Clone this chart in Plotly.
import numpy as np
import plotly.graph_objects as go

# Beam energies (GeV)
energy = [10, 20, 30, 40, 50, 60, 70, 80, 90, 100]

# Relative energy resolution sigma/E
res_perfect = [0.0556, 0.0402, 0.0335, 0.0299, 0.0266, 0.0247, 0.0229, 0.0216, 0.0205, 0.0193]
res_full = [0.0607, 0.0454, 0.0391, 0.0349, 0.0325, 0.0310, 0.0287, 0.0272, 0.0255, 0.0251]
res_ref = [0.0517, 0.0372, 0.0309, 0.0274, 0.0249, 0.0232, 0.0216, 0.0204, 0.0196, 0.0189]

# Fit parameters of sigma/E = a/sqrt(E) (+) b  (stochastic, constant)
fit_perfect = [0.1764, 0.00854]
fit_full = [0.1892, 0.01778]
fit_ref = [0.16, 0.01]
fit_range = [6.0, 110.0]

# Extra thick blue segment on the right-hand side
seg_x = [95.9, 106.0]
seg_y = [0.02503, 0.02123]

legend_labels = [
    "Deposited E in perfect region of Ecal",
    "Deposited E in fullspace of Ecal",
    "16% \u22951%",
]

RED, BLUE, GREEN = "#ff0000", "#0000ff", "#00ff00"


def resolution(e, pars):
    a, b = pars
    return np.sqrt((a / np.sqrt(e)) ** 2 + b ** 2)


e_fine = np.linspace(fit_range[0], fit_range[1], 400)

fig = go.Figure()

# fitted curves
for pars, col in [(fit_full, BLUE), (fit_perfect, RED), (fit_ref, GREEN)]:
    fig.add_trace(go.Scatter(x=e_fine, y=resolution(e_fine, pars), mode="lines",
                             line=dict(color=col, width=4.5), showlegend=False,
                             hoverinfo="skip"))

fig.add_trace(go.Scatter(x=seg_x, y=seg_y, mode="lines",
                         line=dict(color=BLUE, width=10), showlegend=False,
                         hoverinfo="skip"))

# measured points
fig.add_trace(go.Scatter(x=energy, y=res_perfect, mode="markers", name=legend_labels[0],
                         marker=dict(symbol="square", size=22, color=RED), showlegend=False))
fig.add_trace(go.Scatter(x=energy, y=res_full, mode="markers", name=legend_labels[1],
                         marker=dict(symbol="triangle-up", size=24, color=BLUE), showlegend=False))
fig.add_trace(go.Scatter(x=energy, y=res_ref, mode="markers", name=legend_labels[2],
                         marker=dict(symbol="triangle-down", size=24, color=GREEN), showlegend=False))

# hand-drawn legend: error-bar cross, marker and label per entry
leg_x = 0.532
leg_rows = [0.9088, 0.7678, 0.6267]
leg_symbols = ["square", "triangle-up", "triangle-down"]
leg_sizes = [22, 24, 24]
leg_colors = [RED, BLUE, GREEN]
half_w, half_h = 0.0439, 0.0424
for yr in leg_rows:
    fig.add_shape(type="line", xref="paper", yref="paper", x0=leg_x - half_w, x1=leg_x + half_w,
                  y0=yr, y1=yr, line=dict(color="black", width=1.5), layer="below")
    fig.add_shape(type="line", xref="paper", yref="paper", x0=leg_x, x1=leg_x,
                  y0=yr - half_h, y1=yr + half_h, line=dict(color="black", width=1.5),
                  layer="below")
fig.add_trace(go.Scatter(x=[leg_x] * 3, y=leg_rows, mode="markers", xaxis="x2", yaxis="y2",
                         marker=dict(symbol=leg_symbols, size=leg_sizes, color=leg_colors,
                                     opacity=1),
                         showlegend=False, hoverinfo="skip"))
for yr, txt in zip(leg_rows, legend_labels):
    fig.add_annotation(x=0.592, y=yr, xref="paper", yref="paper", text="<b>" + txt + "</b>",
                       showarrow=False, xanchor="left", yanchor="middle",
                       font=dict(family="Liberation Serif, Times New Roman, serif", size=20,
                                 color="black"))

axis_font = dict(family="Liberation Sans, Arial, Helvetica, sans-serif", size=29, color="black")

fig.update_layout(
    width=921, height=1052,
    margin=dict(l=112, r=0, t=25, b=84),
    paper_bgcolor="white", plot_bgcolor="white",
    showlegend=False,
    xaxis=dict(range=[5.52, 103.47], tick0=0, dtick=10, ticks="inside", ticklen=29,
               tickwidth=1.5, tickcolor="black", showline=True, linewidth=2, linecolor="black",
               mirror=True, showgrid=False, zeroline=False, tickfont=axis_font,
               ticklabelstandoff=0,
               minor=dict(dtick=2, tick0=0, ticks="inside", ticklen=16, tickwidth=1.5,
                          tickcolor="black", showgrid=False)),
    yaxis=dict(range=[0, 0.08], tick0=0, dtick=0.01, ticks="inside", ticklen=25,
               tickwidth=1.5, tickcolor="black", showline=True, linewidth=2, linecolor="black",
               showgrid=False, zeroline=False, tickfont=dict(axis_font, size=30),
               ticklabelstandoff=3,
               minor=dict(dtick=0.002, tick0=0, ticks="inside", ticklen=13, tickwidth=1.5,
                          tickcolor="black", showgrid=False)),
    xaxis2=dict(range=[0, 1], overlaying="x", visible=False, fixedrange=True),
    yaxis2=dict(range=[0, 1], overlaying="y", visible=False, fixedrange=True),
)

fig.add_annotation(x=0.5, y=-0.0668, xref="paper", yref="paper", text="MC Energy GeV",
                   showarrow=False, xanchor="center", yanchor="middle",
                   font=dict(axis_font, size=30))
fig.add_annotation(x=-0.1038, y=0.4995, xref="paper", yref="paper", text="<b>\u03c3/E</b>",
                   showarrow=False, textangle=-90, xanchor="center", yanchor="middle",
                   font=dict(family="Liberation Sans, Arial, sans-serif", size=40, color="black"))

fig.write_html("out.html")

|---|

### Problem description
Everything from the first line of the material through the line containing "80, 90, 100]" is to be printed exactly; lines after that are to be left out.

### Answer
Clone this chart in Plotly.
import numpy as np
import plotly.graph_objects as go

# Beam energies (GeV)
energy = [10, 20, 30, 40, 50, 60, 70, 80, 90, 100]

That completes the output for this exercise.